- **What is expected**:
The required output consists solely of the lines from the top of the listing through the line containing "below=0pt of mediahead]", transcribed exactly.

>> START Data

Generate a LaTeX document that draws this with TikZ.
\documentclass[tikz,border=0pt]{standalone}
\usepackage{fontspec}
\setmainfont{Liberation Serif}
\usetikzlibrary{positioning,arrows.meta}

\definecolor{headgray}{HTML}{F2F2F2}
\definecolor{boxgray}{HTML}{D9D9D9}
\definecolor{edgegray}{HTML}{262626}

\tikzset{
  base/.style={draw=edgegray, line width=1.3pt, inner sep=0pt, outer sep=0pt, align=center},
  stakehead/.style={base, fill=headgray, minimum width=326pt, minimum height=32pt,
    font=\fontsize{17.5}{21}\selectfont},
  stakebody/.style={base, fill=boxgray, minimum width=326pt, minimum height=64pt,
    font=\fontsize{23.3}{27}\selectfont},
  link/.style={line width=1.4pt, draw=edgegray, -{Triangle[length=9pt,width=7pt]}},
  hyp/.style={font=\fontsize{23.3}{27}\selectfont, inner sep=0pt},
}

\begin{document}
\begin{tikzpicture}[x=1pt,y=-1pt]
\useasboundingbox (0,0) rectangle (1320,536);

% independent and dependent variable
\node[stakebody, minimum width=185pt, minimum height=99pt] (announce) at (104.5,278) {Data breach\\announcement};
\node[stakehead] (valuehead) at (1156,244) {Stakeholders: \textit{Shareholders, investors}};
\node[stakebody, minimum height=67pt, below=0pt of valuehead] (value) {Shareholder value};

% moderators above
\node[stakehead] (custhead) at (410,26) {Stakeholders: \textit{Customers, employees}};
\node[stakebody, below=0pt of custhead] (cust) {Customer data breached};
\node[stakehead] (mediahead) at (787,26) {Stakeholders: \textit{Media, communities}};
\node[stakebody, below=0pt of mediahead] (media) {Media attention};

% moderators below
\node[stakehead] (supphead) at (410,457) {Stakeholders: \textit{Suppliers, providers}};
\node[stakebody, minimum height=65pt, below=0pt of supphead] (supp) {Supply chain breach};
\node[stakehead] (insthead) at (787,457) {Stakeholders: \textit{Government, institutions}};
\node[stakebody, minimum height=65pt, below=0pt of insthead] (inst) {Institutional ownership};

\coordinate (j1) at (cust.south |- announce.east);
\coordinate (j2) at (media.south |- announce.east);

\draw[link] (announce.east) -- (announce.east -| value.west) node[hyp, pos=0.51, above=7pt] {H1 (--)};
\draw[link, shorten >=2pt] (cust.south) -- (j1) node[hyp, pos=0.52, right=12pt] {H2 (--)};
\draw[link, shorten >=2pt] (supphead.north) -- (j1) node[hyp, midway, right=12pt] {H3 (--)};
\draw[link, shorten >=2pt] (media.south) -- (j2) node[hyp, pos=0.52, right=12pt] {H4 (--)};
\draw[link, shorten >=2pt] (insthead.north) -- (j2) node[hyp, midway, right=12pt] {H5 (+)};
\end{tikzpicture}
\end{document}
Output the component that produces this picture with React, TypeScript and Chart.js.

>> END Data

- **Expected output**:
Generate a LaTeX document that draws this with TikZ.
\documentclass[tikz,border=0pt]{standalone}
\usepackage{fontspec}
\setmainfont{Liberation Serif}
\usetikzlibrary{positioning,arrows.meta}

\definecolor{headgray}{HTML}{F2F2F2}
\definecolor{boxgray}{HTML}{D9D9D9}
\definecolor{edgegray}{HTML}{262626}

\tikzset{
  base/.style={draw=edgegray, line width=1.3pt, inner sep=0pt, outer sep=0pt, align=center},
  stakehead/.style={base, fill=headgray, minimum width=326pt, minimum height=32pt,
    font=\fontsize{17.5}{21}\selectfont},
  stakebody/.style={base, fill=boxgray, minimum width=326pt, minimum height=64pt,
    font=\fontsize{23.3}{27}\selectfont},
  link/.style={line width=1.4pt, draw=edgegray, -{Triangle[length=9pt,width=7pt]}},
  hyp/.style={font=\fontsize{23.3}{27}\selectfont, inner sep=0pt},
}

\begin{document}
\begin{tikzpicture}[x=1pt,y=-1pt]
\useasboundingbox (0,0) rectangle (1320,536);

% independent and dependent variable
\node[stakebody, minimum width=185pt, minimum height=99pt] (announce) at (104.5,278) {Data breach\\announcement};
\node[stakehead] (valuehead) at (1156,244) {Stakeholders: \textit{Shareholders, investors}};
\node[stakebody, minimum height=67pt, below=0pt of valuehead] (value) {Shareholder value};

% moderators above
\node[stakehead] (custhead) at (410,26) {Stakeholders: \textit{Customers, employees}};
\node[stakebody, below=0pt of custhead] (cust) {Customer data breached};
\node[stakehead] (mediahead) at (787,26) {Stakeholders: \textit{Media, communities}};
\node[stakebody, below=0pt of mediahead] (media) {Media attention};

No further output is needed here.